Focus On Students with Sam Mukasa

Focus On highlights faculty, staff, students and researchers at the UC Academic Health Center. To suggest someone to be featured, please email uchealthnews@uc.edu.

On Sunday, May 25, Samwiri, "Sam,” Mukasa will receive his medical degree as one of the 161 members of the UC College of Medicine Class of 2014. Later this summer, he’ll start a one-year preliminary residency at Christ Hospital, then move to the University of Pittsburgh Medical Center for his residency in radiology. 

In the audience on Sunday will be Mukasa’s family, including his sister Damali Nakitende, another College of Medicine graduate and currently an emergency medicine resident in Chicago. The Mukasa family immigrated to the United States from Uganda in 1998, when Sam and his sisters were still children.
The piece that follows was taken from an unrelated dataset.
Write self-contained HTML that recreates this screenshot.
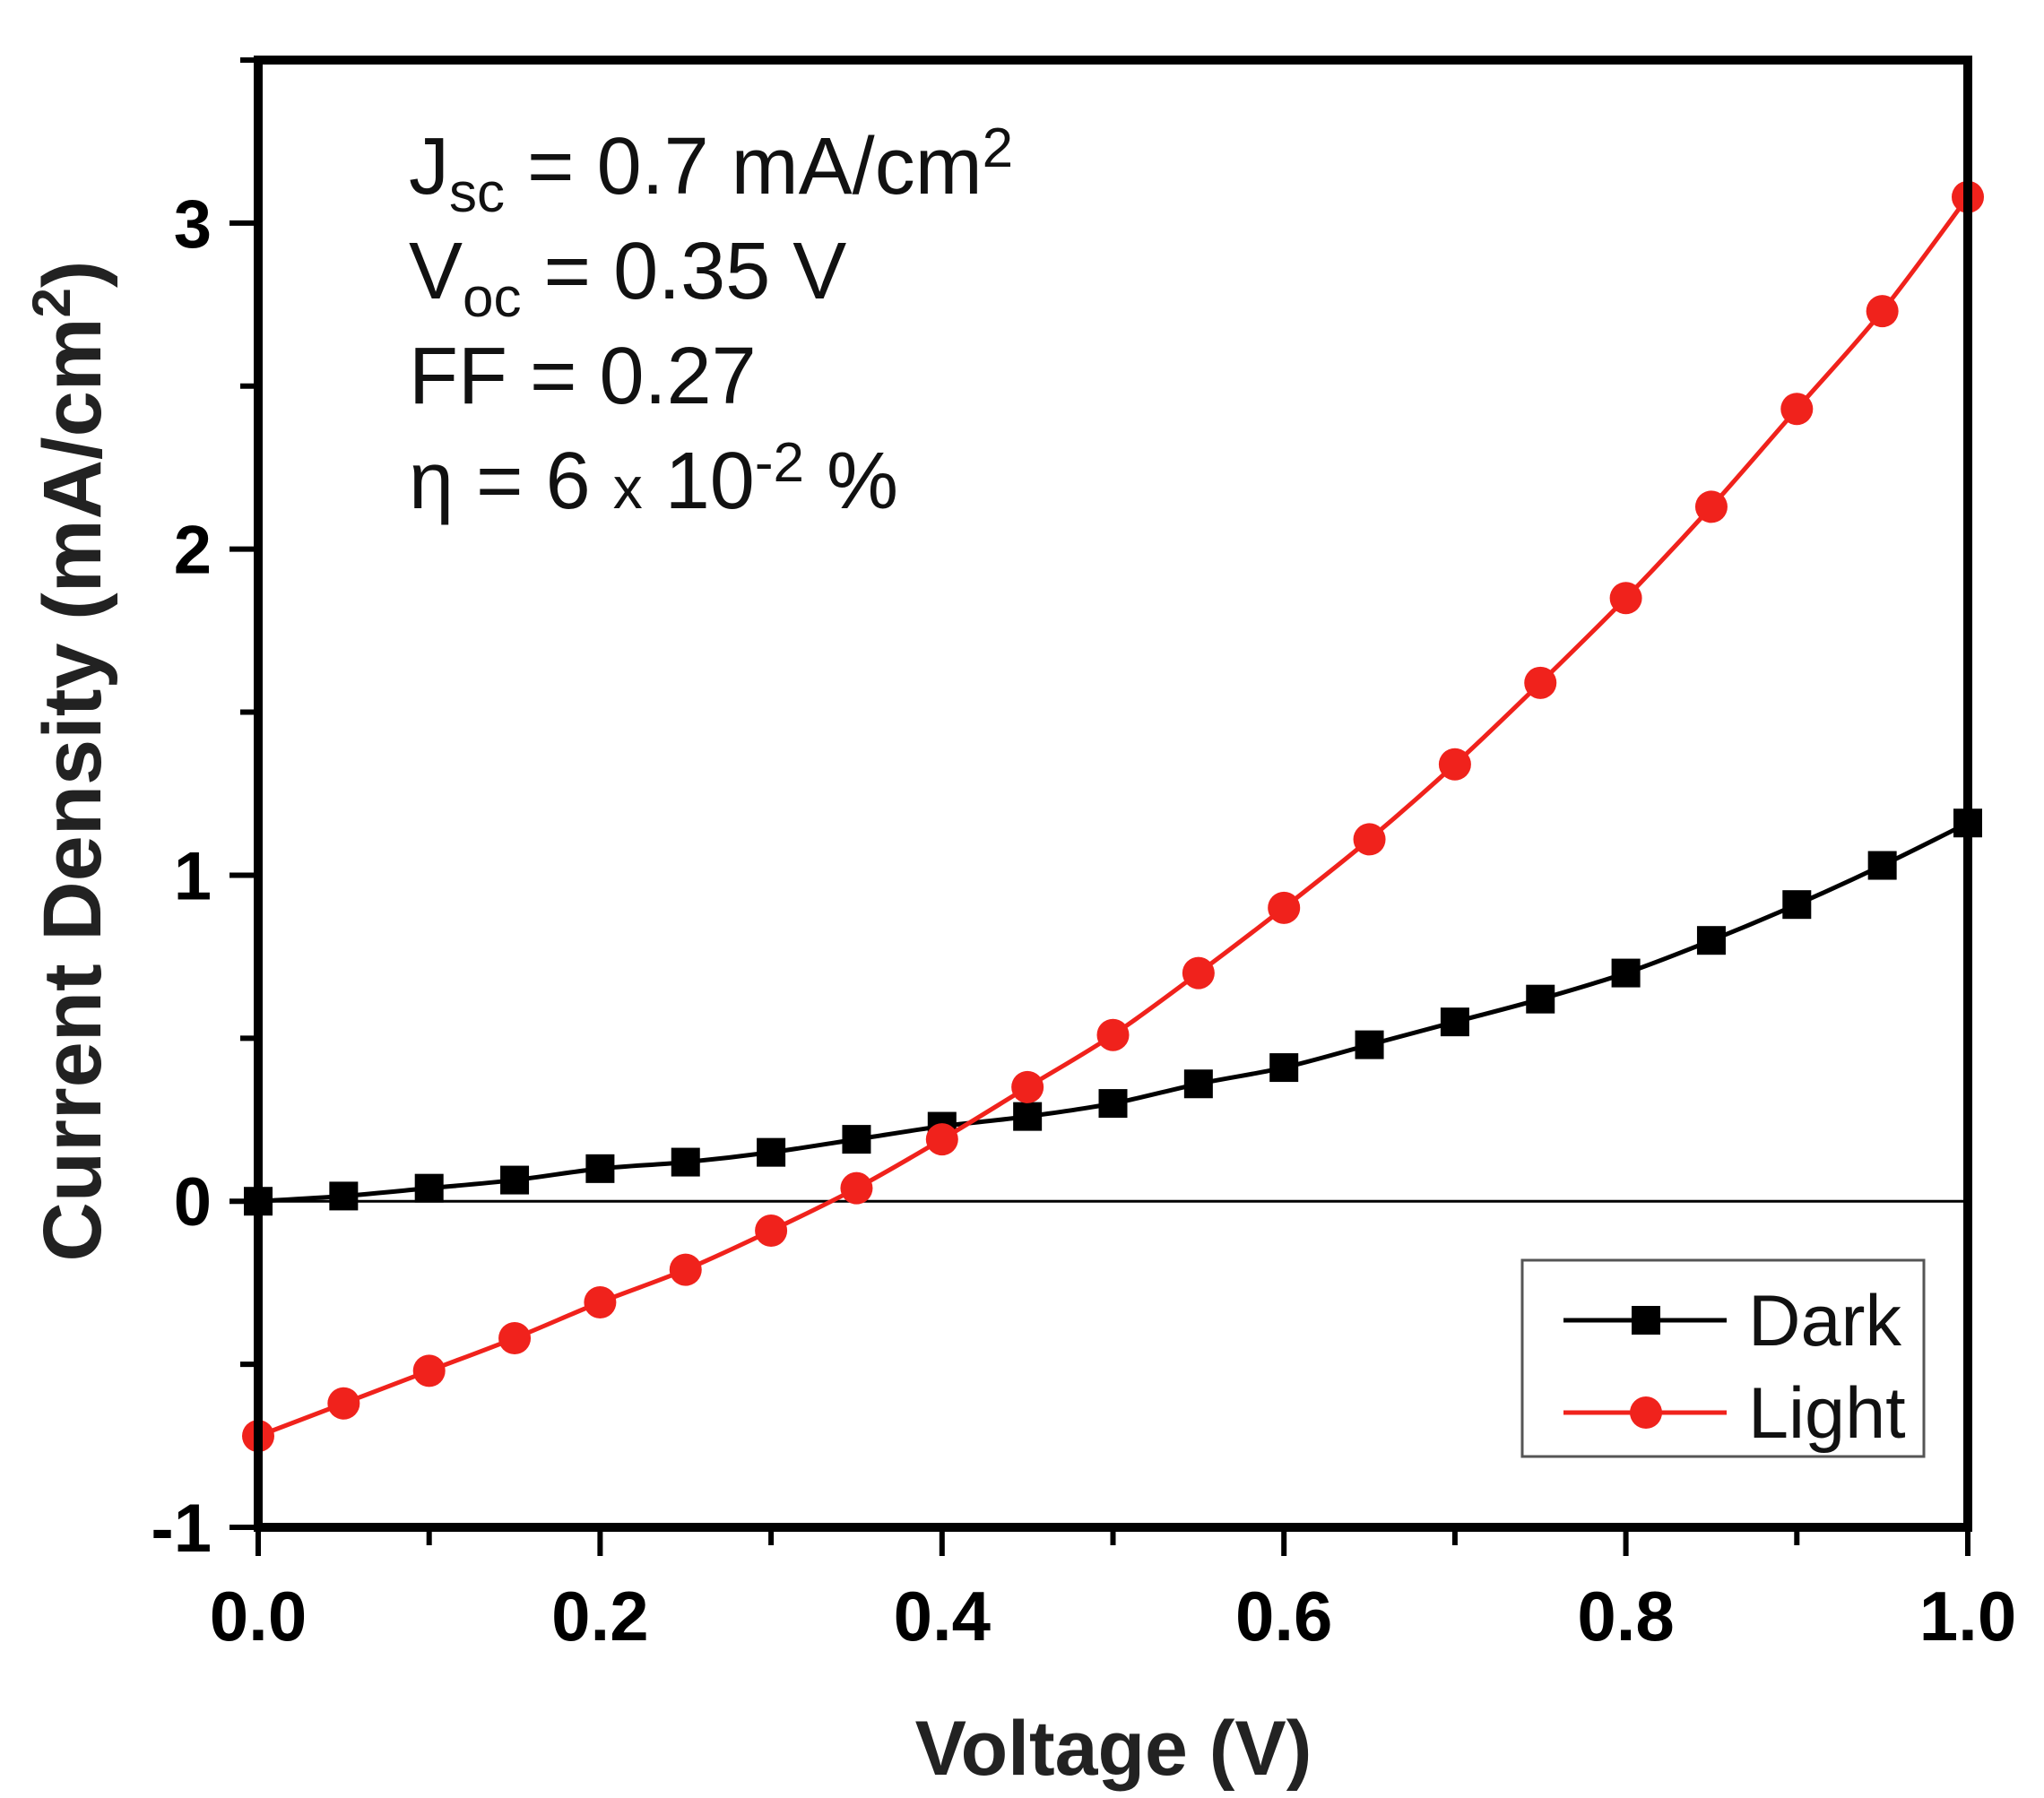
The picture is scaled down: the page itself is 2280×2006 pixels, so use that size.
<!DOCTYPE html>
<html><head><meta charset="utf-8"><style>
html,body{margin:0;padding:0;background:#fff;}
svg{display:block;font-family:"Liberation Sans",Arial,sans-serif;}
</style></head><body>
<svg id="chart" width="2280" height="2006" viewBox="0 0 2280 2006">
<g id="plot"></g>
<g font-size="90" fill="#111">
<text x="456" y="216">J<tspan font-size="62" dy="20">sc</tspan><tspan dy="-20"> = 0.7 mA/cm</tspan><tspan font-size="62" dy="-30">2</tspan></text>
<text x="456" y="333">V<tspan font-size="62" dy="20">oc</tspan><tspan dy="-20"> = 0.35 V</tspan></text>
<text x="456" y="450">FF = 0.27</text>
<text x="456" y="567">η = 6 <tspan font-size="66">x</tspan> 10<tspan font-size="62" dy="-30">-2</tspan><tspan dy="30"> %</tspan></text>
</g>
<g>
<rect x="1698" y="1406" width="448" height="219" fill="#fff" stroke="#555" stroke-width="3"/>
<line x1="1744" x2="1926" y1="1473" y2="1473" stroke="#000" stroke-width="5"/>
<rect x="1820" y="1457" width="32" height="32" fill="#000"/>
<text x="1950" y="1501" font-size="81" fill="#111">Dark</text>
<line x1="1744" x2="1926" y1="1576" y2="1576" stroke="#f0221c" stroke-width="5"/>
<circle cx="1836" cy="1576" r="18" fill="#f0221c"/>
<text x="1950" y="1604" font-size="81" fill="#111">Light</text>
</g>
<text x="1242" y="1980" text-anchor="middle" font-size="86" font-weight="bold" fill="#222">Voltage (V)</text>
<text transform="translate(112,849) rotate(-90)" text-anchor="middle" font-size="92" font-weight="bold" fill="#222">Current Density (mA/cm<tspan font-size="60" dy="-34">2</tspan><tspan dy="34">)</tspan></text>
</svg>
<script>
const xVals=[0,0.05,0.1,0.15,0.2,0.25,0.3,0.35,0.4,0.45,0.5,0.55,0.6,0.65,0.7,0.75,0.8,0.85,0.9,0.95,1.0];
const darkVals=[0,0.016,0.04,0.065,0.10,0.12,0.15,0.19,0.23,0.26,0.30,0.36,0.41,0.48,0.55,0.62,0.70,0.80,0.91,1.03,1.16];
const lightVals=[-0.72,-0.62,-0.52,-0.42,-0.31,-0.21,-0.09,0.04,0.19,0.35,0.51,0.70,0.90,1.11,1.34,1.59,1.85,2.13,2.43,2.73,3.08];
const xTicks=[0,0.2,0.4,0.6,0.8,1.0];
const xTickLabels=["0.0","0.2","0.4","0.6","0.8","1.0"];
const yTicks=[-1,0,1,2,3];
const yTickLabels=["-1","0","1","2","3"];

const L=288,R=2195,T=67,B=1704,X0=0,X1=1,Y0=-1,Y1=3.5;
const sx=v=>L+(v-X0)/(X1-X0)*(R-L);
const sy=v=>B-(v-Y0)/(Y1-Y0)*(B-T);
const NS="http://www.w3.org/2000/svg";
const g=document.getElementById('plot');
function mk(tag,attrs,parent){const e=document.createElementNS(NS,tag);for(const k in attrs)e.setAttribute(k,attrs[k]);(parent||g).appendChild(e);return e;}

let z=mk('line',{x1:L,x2:R,y1:sy(0),y2:sy(0),stroke:'#000','stroke-width':3});



for(let i=0;i<=10;i++){const v=i*0.1;const major=i%2===0;
 const t=mk('line',{x1:sx(v),x2:sx(v),y1:B,y2:B+(major?32:20),stroke:'#000','stroke-width':6});
 
 }
for(let i=0;i<=9;i++){const v=-1+i*0.5;const major=i%2===0;
 const t=mk('line',{x1:L-(major?32:20),x2:L,y1:sy(v),y2:sy(v),stroke:'#000','stroke-width':6});
 
 }
xTicks.forEach((v,i)=>{const t=mk('text',{x:sx(v),y:1830,'text-anchor':'middle','font-size':78,'font-weight':'bold'});t.textContent=xTickLabels[i];
 
 });
yTicks.forEach((v,i)=>{const t=mk('text',{x:236,y:sy(v)+27,'text-anchor':'end','font-size':76,'font-weight':'bold'});t.textContent=yTickLabels[i];
 
 });

function smoothPath(pts){
 let d='M'+pts[0][0]+','+pts[0][1];
 for(let i=0;i<pts.length-1;i++){
  const p0=pts[Math.max(0,i-1)],p1=pts[i],p2=pts[i+1],p3=pts[Math.min(pts.length-1,i+2)];
  const c1=[p1[0]+(p2[0]-p0[0])/6,p1[1]+(p2[1]-p0[1])/6];
  const c2=[p2[0]-(p3[0]-p1[0])/6,p2[1]-(p3[1]-p1[1])/6];
  d+=' C'+c1[0]+','+c1[1]+' '+c2[0]+','+c2[1]+' '+p2[0]+','+p2[1];
 }
 return d;
}
function series(vals,color,name,shape){
 const pts=xVals.map((x,i)=>[sx(x),sy(vals[i])]);
 const p=mk('path',{d:smoothPath(pts),fill:'none',stroke:color,'stroke-width':5});
 
 
 xVals.forEach((x,i)=>{let m;
  if(shape==='sq')m=mk('rect',{x:sx(x)-16,y:sy(vals[i])-16,width:32,height:32,fill:color});
  else m=mk('circle',{cx:sx(x),cy:sy(vals[i]),r:18,fill:color});
  
  });
}
series(darkVals,'#000','dark','sq');
series(lightVals,'#f0221c','light','ci');

const f=mk('rect',{x:L,y:T,width:R-L,height:B-T,fill:'none',stroke:'#000','stroke-width':10});


</script>
</body></html>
He hopes to use his work in radiology to expand access to imaging modalities in the developing world. 

What was it like to immigrate to a new country at 12 years old?

"At first I did not like America. I raged a little bit; I was a little bit dramatic about the situation. But my sisters and I decided to make the best of the situation, and as much as I missed home, I tried to understand. 
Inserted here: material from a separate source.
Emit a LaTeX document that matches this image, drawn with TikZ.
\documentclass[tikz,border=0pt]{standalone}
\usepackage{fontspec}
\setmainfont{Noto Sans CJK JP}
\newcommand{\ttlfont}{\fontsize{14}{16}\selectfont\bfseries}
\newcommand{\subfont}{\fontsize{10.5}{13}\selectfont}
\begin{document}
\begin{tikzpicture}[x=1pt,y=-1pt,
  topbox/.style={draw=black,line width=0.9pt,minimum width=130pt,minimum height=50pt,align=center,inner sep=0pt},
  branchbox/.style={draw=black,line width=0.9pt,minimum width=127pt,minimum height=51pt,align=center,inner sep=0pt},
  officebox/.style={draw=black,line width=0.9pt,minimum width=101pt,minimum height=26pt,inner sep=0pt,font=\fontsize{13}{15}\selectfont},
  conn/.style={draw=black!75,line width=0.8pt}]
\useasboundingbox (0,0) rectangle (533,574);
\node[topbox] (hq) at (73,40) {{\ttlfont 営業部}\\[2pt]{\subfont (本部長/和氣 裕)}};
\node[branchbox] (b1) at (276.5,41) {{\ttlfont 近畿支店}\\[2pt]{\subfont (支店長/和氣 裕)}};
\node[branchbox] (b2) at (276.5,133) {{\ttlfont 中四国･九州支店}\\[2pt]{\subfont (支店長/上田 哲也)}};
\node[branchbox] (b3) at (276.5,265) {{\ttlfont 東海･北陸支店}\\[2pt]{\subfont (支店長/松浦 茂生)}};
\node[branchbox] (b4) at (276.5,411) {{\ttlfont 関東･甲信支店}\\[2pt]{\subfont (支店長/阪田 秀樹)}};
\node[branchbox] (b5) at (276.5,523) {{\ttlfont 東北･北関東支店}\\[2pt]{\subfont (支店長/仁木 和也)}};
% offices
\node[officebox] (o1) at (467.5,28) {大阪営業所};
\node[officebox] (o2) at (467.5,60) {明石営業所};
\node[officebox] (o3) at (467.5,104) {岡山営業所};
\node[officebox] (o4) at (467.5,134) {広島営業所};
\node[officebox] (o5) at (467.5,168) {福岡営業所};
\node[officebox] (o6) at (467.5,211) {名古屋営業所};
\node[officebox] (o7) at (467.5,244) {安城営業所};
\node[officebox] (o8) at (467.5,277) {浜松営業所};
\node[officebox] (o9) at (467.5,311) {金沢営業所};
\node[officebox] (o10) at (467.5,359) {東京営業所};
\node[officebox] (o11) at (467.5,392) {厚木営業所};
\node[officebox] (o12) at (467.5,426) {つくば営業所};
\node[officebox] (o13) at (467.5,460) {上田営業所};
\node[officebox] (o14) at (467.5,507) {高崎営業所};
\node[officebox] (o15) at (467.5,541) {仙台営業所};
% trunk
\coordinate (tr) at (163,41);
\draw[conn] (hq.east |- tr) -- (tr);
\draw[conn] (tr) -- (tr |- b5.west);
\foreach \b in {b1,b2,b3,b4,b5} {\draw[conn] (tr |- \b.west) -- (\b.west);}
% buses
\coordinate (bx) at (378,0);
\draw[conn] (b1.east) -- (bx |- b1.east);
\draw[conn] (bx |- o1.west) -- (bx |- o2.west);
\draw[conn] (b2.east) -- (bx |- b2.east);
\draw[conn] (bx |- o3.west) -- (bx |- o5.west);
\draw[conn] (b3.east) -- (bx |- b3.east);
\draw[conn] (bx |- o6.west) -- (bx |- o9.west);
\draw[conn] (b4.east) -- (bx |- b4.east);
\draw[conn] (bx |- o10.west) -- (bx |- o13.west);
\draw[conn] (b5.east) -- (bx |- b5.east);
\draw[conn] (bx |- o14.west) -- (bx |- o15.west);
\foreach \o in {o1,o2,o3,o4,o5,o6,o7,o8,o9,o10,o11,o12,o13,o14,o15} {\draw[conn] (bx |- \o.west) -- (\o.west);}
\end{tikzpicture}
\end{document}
"I’ve been back Uganda two times since I left, and I was able to see it from a more adult perspective. Uganda is the best place to be a child—but for an adult, it’s a Third World country. Going back, I could see the vision my parents had for us, and how things would have played out had I stayed in Uganda. It’s a tough system to grow up in. 
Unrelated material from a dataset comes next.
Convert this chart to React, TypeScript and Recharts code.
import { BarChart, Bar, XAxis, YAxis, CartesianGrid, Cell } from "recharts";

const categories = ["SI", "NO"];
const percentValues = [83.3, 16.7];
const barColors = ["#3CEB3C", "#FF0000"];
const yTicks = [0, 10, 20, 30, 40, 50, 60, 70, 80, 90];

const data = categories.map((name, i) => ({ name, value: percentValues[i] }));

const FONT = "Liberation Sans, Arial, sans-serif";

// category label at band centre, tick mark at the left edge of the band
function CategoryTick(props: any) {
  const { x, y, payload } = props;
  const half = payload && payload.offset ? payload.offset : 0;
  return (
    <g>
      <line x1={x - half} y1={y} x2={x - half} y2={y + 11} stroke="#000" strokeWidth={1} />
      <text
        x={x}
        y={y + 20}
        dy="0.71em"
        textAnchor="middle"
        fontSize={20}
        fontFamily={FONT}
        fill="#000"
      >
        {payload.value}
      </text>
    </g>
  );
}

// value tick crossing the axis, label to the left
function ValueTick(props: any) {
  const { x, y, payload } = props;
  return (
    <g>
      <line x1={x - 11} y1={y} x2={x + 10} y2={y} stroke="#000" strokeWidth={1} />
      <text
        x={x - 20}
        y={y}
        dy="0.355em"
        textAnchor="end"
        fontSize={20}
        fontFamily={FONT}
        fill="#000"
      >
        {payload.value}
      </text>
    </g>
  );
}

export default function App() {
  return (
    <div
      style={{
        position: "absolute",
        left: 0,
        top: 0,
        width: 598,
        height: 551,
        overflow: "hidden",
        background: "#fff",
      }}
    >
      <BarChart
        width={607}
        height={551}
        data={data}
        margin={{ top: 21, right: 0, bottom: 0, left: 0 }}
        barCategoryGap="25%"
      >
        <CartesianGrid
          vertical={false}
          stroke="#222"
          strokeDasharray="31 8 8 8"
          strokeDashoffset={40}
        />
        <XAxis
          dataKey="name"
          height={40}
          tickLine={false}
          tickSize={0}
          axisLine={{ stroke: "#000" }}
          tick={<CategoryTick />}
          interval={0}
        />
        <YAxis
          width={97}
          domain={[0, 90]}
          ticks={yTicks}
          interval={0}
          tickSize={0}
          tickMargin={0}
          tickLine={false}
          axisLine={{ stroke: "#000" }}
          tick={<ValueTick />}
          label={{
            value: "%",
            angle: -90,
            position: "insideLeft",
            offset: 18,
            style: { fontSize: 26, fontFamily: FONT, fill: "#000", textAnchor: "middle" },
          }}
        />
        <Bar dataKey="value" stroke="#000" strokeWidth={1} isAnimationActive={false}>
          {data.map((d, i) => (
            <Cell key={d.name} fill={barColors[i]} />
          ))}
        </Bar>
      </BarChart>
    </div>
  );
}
"Where I am now, where my sisters and I are, I attribute that to the sacrifice my parents made. It wasn’t easy for them. They had to leave 40 years of their life and move here for this dream, to give us a better opportunity in life.”

How did you decide to go to medical school?

"There were a lot of influencing factors. One of them was in high school: As a sophomore, I thought I had already figured out biology and could slack off, when my teacher recommended that I attend a summer course in medicine. That course was actually offered here, called Health Careers Exploration, or HCARE. It gave me my first exposure to medicine, and got me excited about it.

"As part of that program, I shadowed a pediatrician, Dr. Akinbi. He took me under his wing and later became my advisor when I started medical school. I also met Dr. Charles Collins—through him, my sister decided to apply to medical school.

"Additionally, in 2006, my youngest sister had an ischemic stroke as a complication of sickle cell disease. It took her a month of recovery in the hospital and three months of rehabilitation to get back to baseline. My family spent a lot of time in the hospital then.

"My older sister took her in to the emergency room and saw the resuscitation effort—that had an impact on her and she went into emergency medicine for residency. For me, I was exposed to all areas of medicine during her treatment, and it sealed the deal for me for medical school.”

What is it like having a sibling ahead of you in medical school? 

"Having somebody ahead of me in this—not just somebody, my younger sister—was kind of humbling, but a blessing as well. 

"When I was in high school I would set the bar in our family, and she would come up to the bar and beat me a couple times. In medical school, I remember having trouble in the first couple of classes. But she had experienced enough before me to say, ‘Hey, whatever you’re doing, it’s all wrong.’ It was humbling to have to listen to her!

"She was really supportive. It’s been a symbiotic relationship; she’s helped me as much as I helped her. It’s been fun.”